American musician, composer, and singer (1889–1965)

Spencer Williams (October 14, 1889 – July 14, 1965) was an American jazz and popular music composer, pianist, and singer. He is best known for his hit songs "Basin Street Blues", "I Ain't Got Nobody", "Royal Garden Blues", "I've Found a New Baby", "Everybody Loves My Baby", "Tishomingo Blues", and many others.

==Biography==
Spencer Williams was born in Vidalia, Louisiana, United States. He was reportedly educated at St. Charles University in New Orleans, although no such school is known to have existed (there was, however, a St. Charles University a few hours west in Grand Couteau).

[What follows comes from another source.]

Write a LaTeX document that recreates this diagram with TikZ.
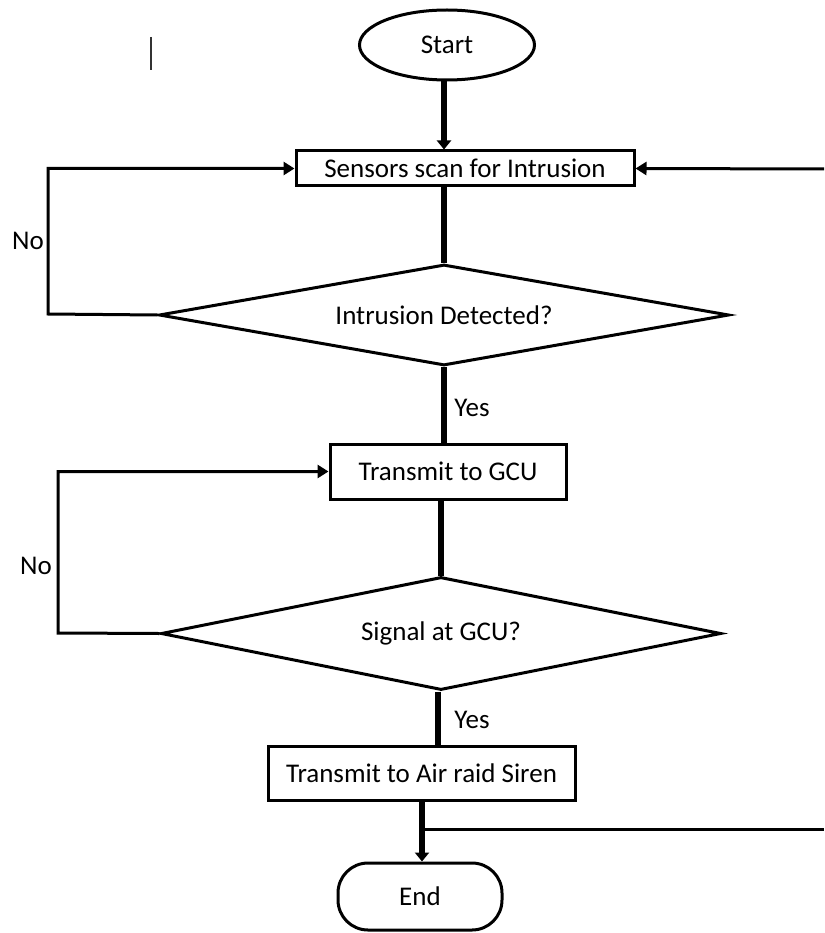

Williams was performing in Chicago by 1907, and moved to New York City about 1916. After arriving in New York, he co-wrote with Anton Lada of the Louisiana Five several songs. One of them was "Basin Street Blues", which became one of his most popular songs and is still recorded by musicians to this day.

Williams toured Europe with bands from 1925 to 1928; during this time he wrote for Josephine Baker at the Folies Bergère in Paris. Williams then returned to New York for a few years. At the end of the 1920s, Williams was tried but then acquitted on a charge of murder. In 1932, he moved to Europe, spending many years in London before moving to Stockholm in 1951. Williams was married to Pat Castleton (a stage name of Agnes Bage). They had two daughters together, named Della and Lindy.

His hit songs include "Basin Street Blues", "I Ain't Got Nobody", "Royal Garden Blues", "Mahogany Hall Stomp", "I've Found a New Baby", "Everybody Loves My Baby", "Shimmy-Sha-Wobble", "Boodle Am Shake", "Tishomingo Blues", "Fireworks", "I Ain't Gonna Give Nobody None of My Jelly Roll", "Arkansas Blues", plus the dirty blues standard "Georgia Grind", "Paradise Blues", "When Lights Are Low", and "My Man o' War".

Williams returned to New York in 1957, before his death in Flushing, Queens, on July 14, 1965.

Williams was posthumously inducted into the Songwriters Hall of Fame in 1970.